This letter was published in Occupational and Environmental Medicine.

To the Editor: Luippold et al[1] assert that their study of hexavalent chromium, a known lung carcinogen, demonstrates an “absence of an elevated lung cancer risk” in workplaces in which hexavalent chromium exposures had been reduced by changes in production processes.  Their data do not support this conclusion for the following three reasons.

First, the impact of the well known selection bias known as the “healthy worker effect” on the results of lifetable analyses is readily apparent in this study. The magnitude of this bias can be assessed by the proximity of the standardized mortality ratio (SMR) for “all cause” mortality to 1.00. In the Luippold study, the SMR for all causes combined is 0.59 (95% confidence interval _ 0.39–0.85), as it is for deaths from heart disease, the largest subcategory. This powerful bias would mask anything but a very large increase in lung cancer risk.

Second, the length of follow-up in this study is too short to permit meaningful conclusions. Not a single worker in Plant 2 had been followed for more than 18 years (the average length of follow-up was 10 years), and 40% of the Plant 1 population had been followed for fewer than 10 years. Because, as the authors themselves state, “the average latency for lung cancer may be longer than 20 years,” this study would be extremely unlikely to detect a real increased risk of lung cancer.

Finally, this study is very small, with a total of 27 observed deaths from all causes. Given that the expected number of lung cancer deaths is a paltry 3.75, the chromium exposure would have to more than double the risk of lung cancer, and nine lung cancer deaths would have had to have been observed before the SMR would have reached a level of statistical significance based on the Poisson distribution (SMR 2.4; P _ 0.05). But even in the Gibb study, the most robust study of hexavalent chromium carcinogenicity, the SMR in the highest exposure group, in which exposures were approximately 15 times greater than the present study, was only 2.24 (95% confidence interval: 1.60–3.03).[2] Because the Luippold study could not have detected an increase in lung cancer even at the highest exposure level in the Gibb study, it is obviously statistically underpowered to detect any increase in cancer at lower exposure levels.

In summary, the conclusions promoted by the authors of this study are not supported by their data. The Occupational Safety and Health Administration currently is promulgating a new hexavalent chromium exposure standard.[3] Several industry groups[4] cited the Luippold study in their comments opposing the OSHA proposal, although it provides essentially no useful information in understanding the lung cancer risk associated with hexavalent chromium exposure.

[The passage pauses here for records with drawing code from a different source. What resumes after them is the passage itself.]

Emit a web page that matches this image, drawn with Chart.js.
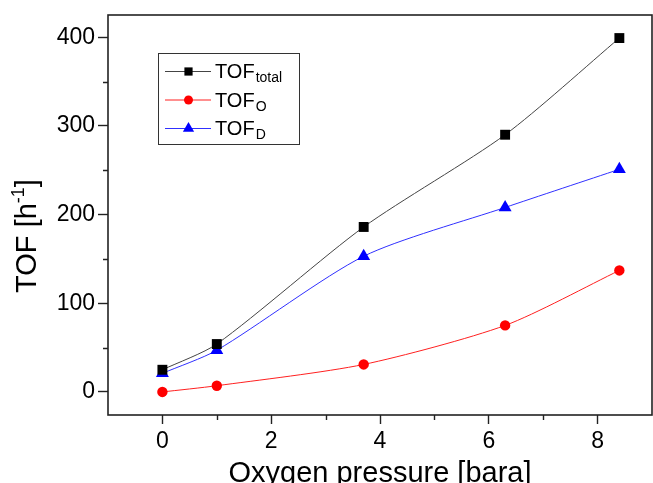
<!DOCTYPE html>
<html>
<head>
<meta charset="utf-8">
<style>
  html, body { margin: 0; padding: 0; background: #fff; overflow: hidden; }
  canvas { display: block; }
</style>
<script src="https://cdn.jsdelivr.net/npm/chart.js@4/dist/chart.umd.min.js"></script>
</head>
<body>
<canvas id="tof" width="653" height="483"></canvas>
<script>
// Oxygen pressure [bara]
const pressure = [0, 1, 3.7, 6.3, 8.4];
// Turnover frequencies [h^-1]
const tofTotal = [25, 54, 186, 290, 399];
const tofO     = [0, 7, 31, 75, 137];
const tofD     = [21, 47, 153, 208, 251];

// Legend text: base name and subscript
const seriesBase = ['TOF', 'TOF', 'TOF'];
const seriesSub  = ['total', 'O', 'D'];

// Axis ticks
const xMajorTicks = [0, 2, 4, 6, 8];
const xMinorTicks = [1, 3, 5, 7];
const yMajorTicks = [0, 100, 200, 300, 400];
const yMinorTicks = [50, 150, 250, 350];

const FONT = '"Liberation Sans", Arial, Helvetica, sans-serif';
const AXIS_COLOR = '#222';

function toPoints(xs, ys) {
  return xs.map((x, i) => ({ x: x, y: ys[i] }));
}

// keep the plot box fixed regardless of tick label overhang
function noPadding(s) {
  s.paddingLeft = 0;
  s.paddingRight = 0;
  s.paddingTop = 0;
  s.paddingBottom = 0;
}

// Frame, minor ticks, axis titles and the legend box
const decorations = {
  id: 'decorations',
  afterDraw(chart) {
    const ctx = chart.ctx;
    const area = chart.chartArea;
    const xs = chart.scales.x;
    const ys = chart.scales.y;
    ctx.save();

    // plot frame
    ctx.strokeStyle = AXIS_COLOR;
    ctx.lineWidth = 1.6;
    ctx.strokeRect(area.left, area.top, area.right - area.left, area.bottom - area.top);

    // minor ticks
    ctx.lineWidth = 1.4;
    ctx.beginPath();
    xMinorTicks.forEach(v => {
      const px = Math.round(xs.getPixelForValue(v)) + 0.5;
      ctx.moveTo(px, area.bottom);
      ctx.lineTo(px, area.bottom + 5);
    });
    yMinorTicks.forEach(v => {
      const py = Math.round(ys.getPixelForValue(v)) + 0.5;
      ctx.moveTo(area.left - 5, py);
      ctx.lineTo(area.left, py);
    });
    ctx.stroke();

    // x axis title
    ctx.fillStyle = '#000';
    ctx.font = '29px ' + FONT;
    ctx.textAlign = 'center';
    ctx.textBaseline = 'alphabetic';
    ctx.fillText('Oxygen pressure [bara]', (area.left + area.right) / 2, 482);

    // y axis title with superscript
    ctx.save();
    ctx.translate(36, 236);
    ctx.rotate(-Math.PI / 2);
    ctx.textAlign = 'left';
    const main = 'TOF [h';
    const sup = '-1';
    const close = ']';
    ctx.font = '29px ' + FONT;
    const wMain = ctx.measureText(main).width;
    const wClose = ctx.measureText(close).width;
    ctx.font = '18px ' + FONT;
    const wSup = ctx.measureText(sup).width;
    const total = wMain + wSup + wClose;
    let cx = -total / 2;
    ctx.font = '29px ' + FONT;
    ctx.fillText(main, cx, 0);
    cx += wMain;
    ctx.font = '18px ' + FONT;
    ctx.fillText(sup, cx, -12);
    cx += wSup;
    ctx.font = '29px ' + FONT;
    ctx.fillText(close, cx, 0);
    ctx.restore();

    // legend
    const box = { left: 158.5, top: 53.5, right: 299.5, bottom: 144.5 };
    ctx.lineWidth = 1;
    ctx.strokeStyle = '#333';
    ctx.strokeRect(box.left, box.top, box.right - box.left, box.bottom - box.top);
    const rowY = [71, 99.5, 128];
    chart.data.datasets.forEach((ds, i) => {
      const y = rowY[i];
      ctx.strokeStyle = ds.borderColor;
      ctx.lineWidth = 1;
      ctx.beginPath();
      ctx.moveTo(165, y + 0.5);
      ctx.lineTo(211, y + 0.5);
      ctx.stroke();
      ctx.fillStyle = ds.pointBackgroundColor;
      ctx.strokeStyle = ds.pointBackgroundColor;
      Chart.helpers.drawPoint(ctx, {
        pointStyle: ds.pointStyle,
        radius: ds.pointStyle === 'circle' ? 4.5 : (ds.pointStyle === 'triangle' ? 6.5 : 5.8),
        rotation: 0,
        borderWidth: 0
      }, 188.5, y + 0.5);
      ctx.fillStyle = '#000';
      ctx.textAlign = 'left';
      ctx.font = '20px ' + FONT;
      ctx.fillText(seriesBase[i], 215, y + 7);
      const w = ctx.measureText(seriesBase[i]).width;
      ctx.font = '14px ' + FONT;
      ctx.fillText(seriesSub[i], 215 + w + 1, y + 11);
    });

    ctx.restore();
  }
};

const makeSeries = (label, ys, color, lineColor, style, radius) => ({
  label: label,
  data: toPoints(pressure, ys),
  borderColor: lineColor,
  borderWidth: 1,
  pointStyle: style,
  pointRadius: radius,
  pointHoverRadius: radius,
  pointBackgroundColor: color,
  pointBorderColor: color,
  pointBorderWidth: 0,
  tension: 0.25,
  fill: false
});

new Chart(document.getElementById('tof'), {
  type: 'scatter',
  data: {
    datasets: [
      makeSeries('TOF total', tofTotal, '#000000', '#444444', 'rect', 7),
      makeSeries('TOF O', tofO, '#ff0000', '#ff2020', 'circle', 5.2),
      makeSeries('TOF D', tofD, '#0000ff', '#3030ff', 'triangle', 7.5)
    ]
  },
  options: {
    responsive: false,
    animation: false,
    devicePixelRatio: 1,
    showLine: true,
    layout: { autoPadding: false, padding: { left: 0, top: 15, right: 1, bottom: 0 } },
    plugins: {
      legend: { display: false },
      tooltip: { enabled: false },
      title: { display: false }
    },
    scales: {
      x: {
        type: 'linear',
        min: -1,
        max: 9,
        afterBuildTicks: s => { s.ticks = xMajorTicks.map(v => ({ value: v })); },
        afterFit: s => { s.height = 68; noPadding(s); },
        border: { display: false },
        grid: {
          drawOnChartArea: false,
          drawTicks: true,
          tickLength: 9,
          tickColor: AXIS_COLOR,
          tickWidth: 1.4
        },
        ticks: {
          color: '#000',
          padding: 4,
          maxRotation: 0,
          font: { family: FONT, size: 23 }
        },
        title: { display: false }
      },
      y: {
        type: 'linear',
        min: -26,
        max: 425,
        afterBuildTicks: s => { s.ticks = yMajorTicks.map(v => ({ value: v })); },
        afterFit: s => { s.width = 108; noPadding(s); },
        border: { display: false },
        grid: {
          drawOnChartArea: false,
          drawTicks: true,
          tickLength: 10,
          tickColor: AXIS_COLOR,
          tickWidth: 1.4
        },
        ticks: {
          color: '#000',
          padding: 3,
          font: { family: FONT, size: 23 }
        },
        title: { display: false }
      }
    }
  },
  plugins: [decorations]
});
</script>
</body>
</html>
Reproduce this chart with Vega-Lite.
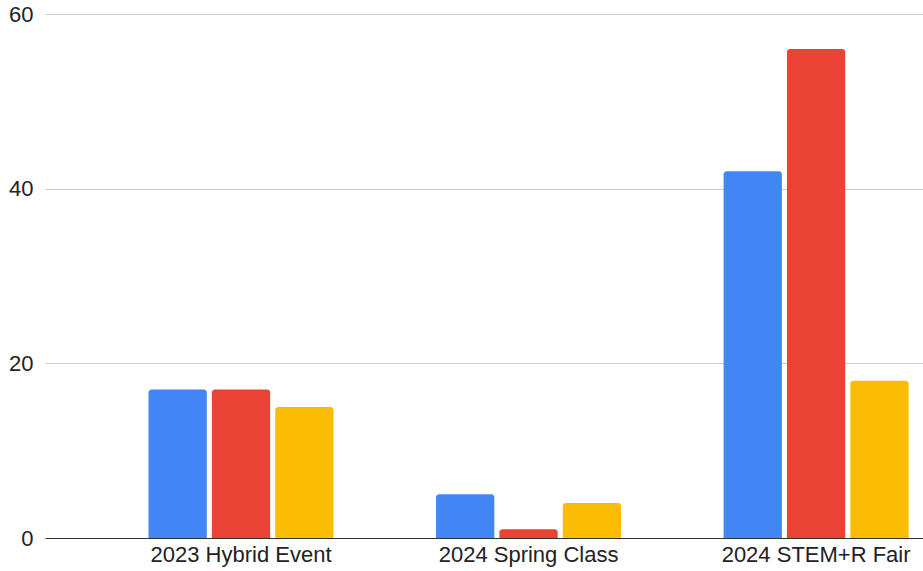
{
  "$schema": "https://vega.github.io/schema/vega-lite/v6.json",
  "width": 878,
  "height": 524,
  "autosize": {"type": "none"},
  "padding": {"left": 45, "top": 14, "right": 0, "bottom": 33},
  "background": "white",
  "config": {
    "view": {"stroke": null},
    "font": "Liberation Sans"
  },
  "data": {
    "values": [
      {"event": "2023 Hybrid Event", "series": "Series 1", "value": 17},
      {"event": "2023 Hybrid Event", "series": "Series 2", "value": 17},
      {"event": "2023 Hybrid Event", "series": "Series 3", "value": 15},
      {"event": "2024 Spring Class", "series": "Series 1", "value": 5},
      {"event": "2024 Spring Class", "series": "Series 2", "value": 1},
      {"event": "2024 Spring Class", "series": "Series 3", "value": 4},
      {"event": "2024 STEM+R Fair", "series": "Series 1", "value": 42},
      {"event": "2024 STEM+R Fair", "series": "Series 2", "value": 56},
      {"event": "2024 STEM+R Fair", "series": "Series 3", "value": 18}
    ]
  },
  "mark": {"type": "bar", "cornerRadiusTopLeft": 3, "cornerRadiusTopRight": 3},
  "encoding": {
    "x": {
      "field": "event",
      "type": "nominal",
      "sort": null,
      "scale": {"paddingInner": 0.3565, "paddingOuter": 0.205, "align": 0.878},
      "axis": {
        "title": null,
        "labelAngle": 0,
        "ticks": false,
        "domain": true,
        "domainColor": "#333333",
        "domainWidth": 1,
        "labelFontSize": 22,
        "labelLimit": 0,
        "labelOverlap": false,
        "labelColor": "#222222",
        "labelPadding": 6
      }
    },
    "xOffset": {
      "field": "series",
      "type": "nominal",
      "scale": {"paddingInner": 0.08, "paddingOuter": 0}
    },
    "y": {
      "field": "value",
      "type": "quantitative",
      "stack": null,
      "scale": {"domain": [0, 60], "nice": false},
      "axis": {
        "title": null,
        "values": [0, 20, 40, 60],
        "domain": false,
        "ticks": false,
        "grid": true,
        "gridColor": "#cccccc",
        "gridWidth": 1,
        "labelFontSize": 22,
        "labelColor": "#222222",
        "labelPadding": 12
      }
    },
    "color": {
      "field": "series",
      "type": "nominal",
      "scale": {"domain": ["Series 1", "Series 2", "Series 3"], "range": ["#4285F4", "#EA4335", "#FBBC04"]},
      "legend": null
    }
  }
}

Altoon Dweck, M.D., M.P.H.
Researcher
Public Citizen’s Health Research Group

Peter Lurie, M.D., M.P.H.
Deputy Director
Public Citizen’s Health Research Group

David Michaels, M.D., M.P.H.
Department of Environmental and Occupational Health
The George Washington University School of Public Health and Health Services

Sidney Wolfe, M.D.
Director
Public Citizen’s Health Research Group

References

1. Luippold RS, Mundt KA, Dell LD, Birk T. Low level hexavalent chromium exposure and rate of morality among US chromate production employees. J Occup Enviorn Med. 2005;47:381–385.

2. Gibb HJ, Lees PSJ, Pinsky PF, Rooney BC. Lung cancer among workers in chromium chemical production. Am J Ind Med. 2000;38:115–126.

3. Occupational Safety and Health Administration, US Department of Labor. Occupational Exposure to Hexavalent Chromium. 69 Federal Register, October 4, 2004, 59306-474.

4. The Society of the Plastics Industry, Inc. Post-hearing comments, (Docket H054A Exhibit #47-24-1), April 20, 2005; Collier Shannon Scott on behalf of the Specialty Steel Industry, Exhibit #47-27-1, April 20, 2005; Surface Finishing Industry Council, comments prepared by The Policy Group, (Exhibit #47-35-1), April 20, 2005.